These accuracy measures were formerly used for comparisons of simulated and observed variables [50,51]. The $nRMSE$ is a measure of absolute error. The accuracy is assumed to be perfect if the $nRMSE$ is below 10%, good if the $nRMSE$ ranges from 10 to 20%, fair if the $nRMSE$ varies between 20 and 30%, and unreliable if it is over 30% [51]. The $rMBE$ was used to estimate the underestimation (or overestimation).

Finally, forty-element time series of the air temperature (T) and corrected snow fraction were prepared to test our hypothesis on the presence of trends, as described in Section 2.3. The results were then used in the sensitivity analysis, as described in Section 2.5.

2.3. Detecting Cold-Season Trends in Air Temperature and Snow Fraction

A pixel-based trend analysis was applied to the time series of the temperature and snow fraction in the analyzed 3D spatial–temporal domain. The non-parametric, rank-based Mann–Kendall (MK) test was employed to detect trends in the 6-month cold seasons (NDJFMAs) of multiple years from 1981 to 2020. The MK test is commonly used for detecting monotonic trends in a hydrometeorological series of data [52]. The Climate Data Toolbox (CDT) for MATLAB [53] was used to calculate the significance of trends using the MK test statistic.
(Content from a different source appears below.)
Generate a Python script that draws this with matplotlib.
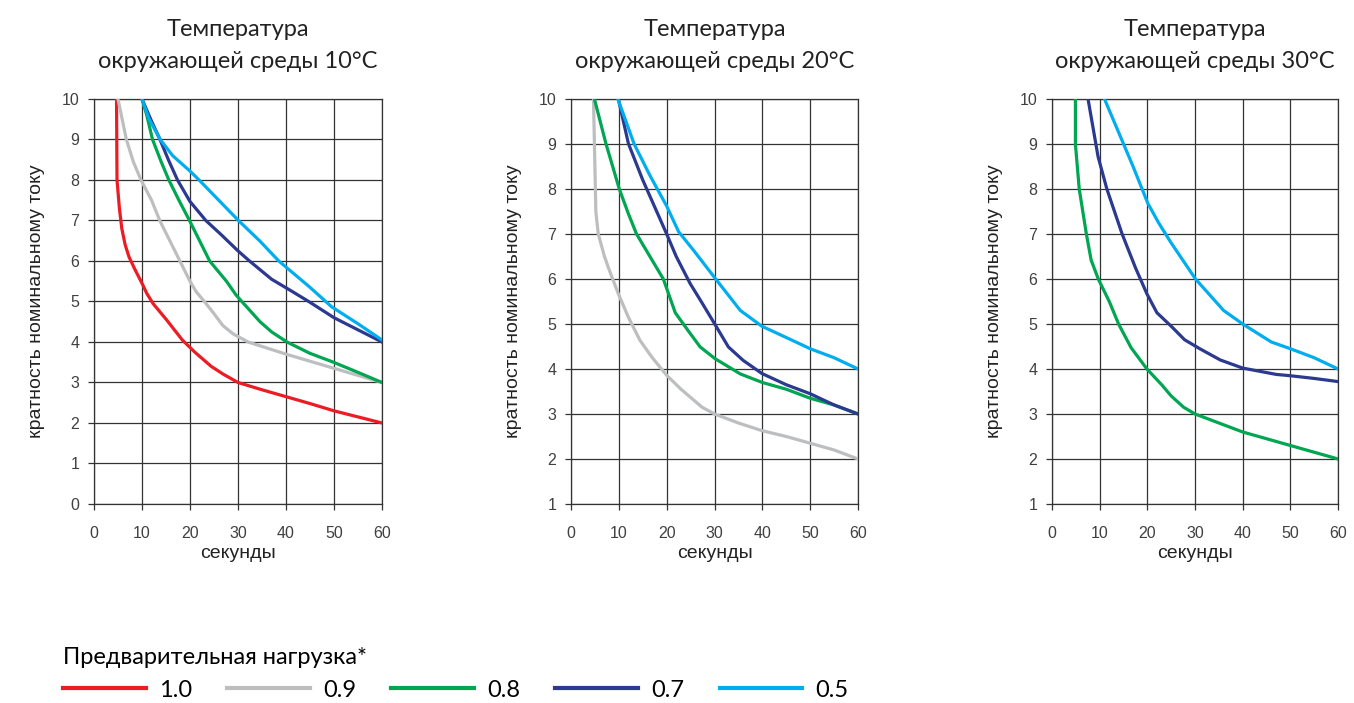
import matplotlib
matplotlib.use('Agg')
import matplotlib.pyplot as plt
from matplotlib.lines import Line2D
import numpy as np

# preload values and colours
loads = ['1.0', '0.9', '0.8', '0.7', '0.5']
colors = ['#ED1C24', '#BCBEC0', '#00A651', '#2B3990', '#00AEEF']

# ambient 10 C
t10_x = {
    '1.0': [4.7, 4.8, 5.3, 5.8, 6.5, 7.3, 8.5, 10, 11, 12.3, 15.1, 18.4, 21, 24.4, 27, 30, 35, 40, 45, 50, 55, 60],
    '0.9': [5.0, 6.75, 8.2, 9.8, 12, 13.7, 15.8, 17.9, 20, 21.3, 23, 25, 26.9, 29, 32.1, 40, 50, 60],
    '0.8': [10, 11, 12.2, 14, 15.6, 17.7, 19.9, 22, 24.1, 27.6, 29.6, 30.8, 34.6, 37, 40.2, 45, 49.9, 55, 60],
    '0.7': [10, 12, 13.75, 15.5, 17.4, 20, 23.3, 26.5, 30, 32.4, 37, 41.4, 45, 50, 55, 60],
    '0.5': [10, 11.5, 13.8, 16.4, 20, 21.9, 26, 30.1, 34.5, 38.5, 42.8, 45, 49.5, 55, 60],
}
t10_y = {
    '1.0': [10, 8.0, 7.3, 6.8, 6.4, 6.1, 5.8, 5.45, 5.2, 4.95, 4.55, 4.05, 3.75, 3.4, 3.2, 3.0, 2.82, 2.65, 2.48, 2.3, 2.15, 2.0],
    '0.9': [10, 9.0, 8.45, 8.0, 7.5, 7.0, 6.5, 6.0, 5.5, 5.24, 5.0, 4.7, 4.4, 4.2, 4.0, 3.7, 3.35, 3.0],
    '0.8': [10, 9.6, 9.0, 8.45, 8.0, 7.5, 7.0, 6.5, 6.0, 5.5, 5.16, 5.0, 4.5, 4.25, 4.0, 3.72, 3.5, 3.25, 3.0],
    '0.7': [10, 9.45, 9.0, 8.5, 8.0, 7.47, 7.0, 6.65, 6.25, 6.0, 5.55, 5.24, 4.98, 4.6, 4.3, 4.0],
    '0.5': [10, 9.5, 9.0, 8.6, 8.22, 8.0, 7.5, 7.0, 6.5, 6.0, 5.57, 5.35, 4.87, 4.45, 4.05],
}

# ambient 20 C
t20_x = {
    '0.9': [4.7, 5.0, 5.2, 5.7, 7.0, 8.0, 9.9, 12, 14.4, 17, 20, 23, 27.4, 30, 35, 39.9, 45, 50, 55, 60],
    '0.8': [4.9, 7.3, 10.1, 12, 13.7, 16.5, 19.3, 21.8, 24.5, 27, 30.1, 35.4, 40, 45, 50, 55, 60],
    '0.7': [9.9, 12, 15, 17.5, 20, 22, 24.9, 27.5, 30.1, 32.9, 36, 39.9, 45, 50, 55, 60],
    '0.5': [9.8, 13.2, 16.5, 20, 22.5, 25.6, 30.1, 35.4, 39.9, 46, 50, 55, 60],
}
t20_y = {
    '0.9': [10, 8.5, 7.49, 7.0, 6.5, 6.2, 5.67, 5.15, 4.64, 4.25, 3.86, 3.55, 3.15, 3.0, 2.8, 2.63, 2.5, 2.35, 2.2, 2.0],
    '0.8': [10, 9.01, 8.0, 7.45, 7.0, 6.5, 6.0, 5.25, 4.85, 4.49, 4.23, 3.89, 3.7, 3.55, 3.35, 3.2, 3.0],
    '0.7': [10, 9.01, 8.2, 7.6, 7.0, 6.5, 5.9, 5.45, 4.99, 4.49, 4.19, 3.9, 3.65, 3.45, 3.2, 3.0],
    '0.5': [10, 9.0, 8.3, 7.62, 7.05, 6.64, 6.02, 5.3, 4.95, 4.65, 4.45, 4.25, 4.0],
}

# ambient 30 C
t30_x = {
    '0.8': [4.9, 4.9, 5.7, 7.2, 8.2, 9.7, 12, 14.0, 16.6, 19.9, 23, 25, 27.6, 30, 35, 40, 45, 50, 55, 60],
    '0.7': [7.55, 9.65, 11.5, 14.7, 17.5, 19.9, 22, 25, 27.8, 31, 35.3, 40, 47, 50, 55, 60],
    '0.5': [11, 15, 17, 20.1, 22.4, 25, 30.1, 36, 40, 46, 50, 55, 60],
}
t30_y = {
    '0.8': [10, 9.0, 8.0, 7.0, 6.42, 6.0, 5.5, 4.99, 4.47, 4.0, 3.65, 3.4, 3.15, 3.0, 2.8, 2.6, 2.45, 2.3, 2.15, 2.0],
    '0.7': [10, 8.72, 8.0, 7.0, 6.25, 5.67, 5.25, 4.95, 4.65, 4.45, 4.2, 4.02, 3.88, 3.85, 3.79, 3.72],
    '0.5': [10, 9.0, 8.5, 7.68, 7.24, 6.8, 6.0, 5.3, 5.0, 4.6, 4.45, 4.25, 4.0],
}

titles = ['Температура\nокружающей среды 10°C',
          'Температура\nокружающей среды 20°C',
          'Температура\nокружающей среды 30°C']
ymins = [0, 1, 1]
xs_all = [t10_x, t20_x, t30_x]
ys_all = [t10_y, t20_y, t30_y]

fig = plt.figure(figsize=(13.54, 7.03), dpi=100)
lefts = [0.0694, 0.4217, 0.7770]
widths = [0.2127, 0.2120, 0.2112]

for i in range(3):
    ax = fig.add_axes([lefts[i], 0.2831, widths[i], 0.5761])
    for j, ld in enumerate(loads):
        if ld in xs_all[i]:
            ax.plot(xs_all[i][ld], ys_all[i][ld], color=colors[j], linewidth=2.3,
                    solid_joinstyle='round', zorder=3)
    ax.set_xlim(0, 60)
    ax.set_ylim(ymins[i], 10)
    ax.set_xticks(np.arange(0, 61, 10))
    ax.set_yticks(np.arange(ymins[i], 11, 1))
    ax.grid(True, color='#333333', linewidth=0.9)
    for s in ax.spines.values():
        s.set_color('#333333')
        s.set_linewidth(0.9)
    ax.tick_params(axis='both', colors='#333333', labelcolor='#404040', labelsize=11.5,
                   length=4.5, width=0.9)
    ax.tick_params(axis='x', pad=11)
    ax.tick_params(axis='y', pad=6)
    for lab in ax.get_xticklabels() + ax.get_yticklabels():
        lab.set_fontfamily('Liberation Sans')
    ax.set_xlabel('секунды', fontsize=14, family='Liberation Sans', color='#222222', labelpad=3)
    ax.set_ylabel('кратность номинальному току', fontsize=14, family='Liberation Sans',
                  color='#222222', labelpad=12)
    ax.set_title(titles[i], fontsize=17, family='Lato', color='#222222', pad=22, linespacing=1.7)

handles = [Line2D([], [], color=c, linewidth=3) for c in colors]
fig.legend(handles, loads, loc='upper left', bbox_to_anchor=(0.0466, 0.080), ncol=5,
           frameon=False, prop={'family': 'Lato', 'size': 17},
           title='Предварительная нагрузка*', title_fontproperties={'family': 'Lato', 'size': 17},
           alignment='left', handlelength=3.5, handletextpad=0.55, columnspacing=1.5,
           borderpad=0, borderaxespad=0)

fig.savefig('out.png', dpi=100)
Trends were tested against a significance threshold of 0.05. Subsequently, computation of the magnitude of said trends (i.e., the trend rate) was carried out separately and derived via ordinary least squares calculations; we used the “trend” function in the CDT, which was designed for analyses of 3D datasets. The trend rate was assumed to be equal to the slope of the trend line. As a result, trend rates for the temperature ($\Delta T$, °C/decade) and snow fraction ($\Delta Sf$, %/decade) were determined in order to reveal multi-year changes. When the p-value fell above the significance threshold, the magnitude of the change was referred to as the tendency rate.

2.4. Identifying Snow Fraction–Temperature Correlation

Variations in the snowfall characteristics depend on the climate, atmospheric circulation, and meteorological and terrestrial conditions. However, over the transiently snowy regions of Europe, snow cover fluctuations are largely determined by temperature [19], which is also the case in the lowland-dominated environment of Poland. To reveal the dependence of snow fraction on air temperature over several years from 1981 to 2020, the non-parametric Spearman’s rank-order correlation coefficient ($rho$) was calculated and evaluated at a significance level of alpha = 0.05. This metric serves to elucidate the relationship between two variables (rank values) without making any assumptions about the frequency distribution of the variables. The strength of the Spearman’s correlation is qualified herein on the basis that the magnitude of $rho$ is either very weak ($rho<0.20$), weak ($0.20\le rho\le 0.39$), moderate ($0.40\le rho\le 0.59$), strong ($0.60\le rho\le 0.79$), or very strong ($0.80\le rho\le 1$) [54]. A Spearman’s correlation analysis was performed on a grid-cell scale for a given snow fraction and temperature. The calculations were performed in the MATLAB R2023 environment.

2.5. Defining the Snow Fraction Sensitivity Index

A common approach to investigating the response of water resources to climate change is the application of the elasticity concept [55]. Here, it was used to reveal the sensitivity of the interaction between changes in the air temperature and the snow fraction. Following the approach proposed by Andréassian et al. [56], the snow-fraction sensitivity index, $e_{Sf/T}$, is defined here as

$$e_{Sf/T}=\Delta Sf/\Delta T$$

(4)

where Sf is the snow fraction of total precipitation, $\Delta Sf$ is the trend rate of the snow fraction expressed as percentage per decade (%/decade), $\Delta T$ is the trend rate of the air temperature expressed in degrees Celsius per decade (°C/decade), and $e_{Sf/T}$ is expressed as a percentage per degrees Celsius (%/°C). The trend rate of snow fraction and the trend rate of temperature are calculated as a slope of a line fitted to the time series described in Section 2.3. Said metrics allowed us to quantify the responsiveness of the snow fraction to changes in air temperature. In the case of a decreasing trend in snow fraction and an increasing trend in temperature, values of snow fraction sensitivity will be negative. When an increase in the snow fraction is associated with an increase in temperature, values of snow fraction sensitivity will be positive.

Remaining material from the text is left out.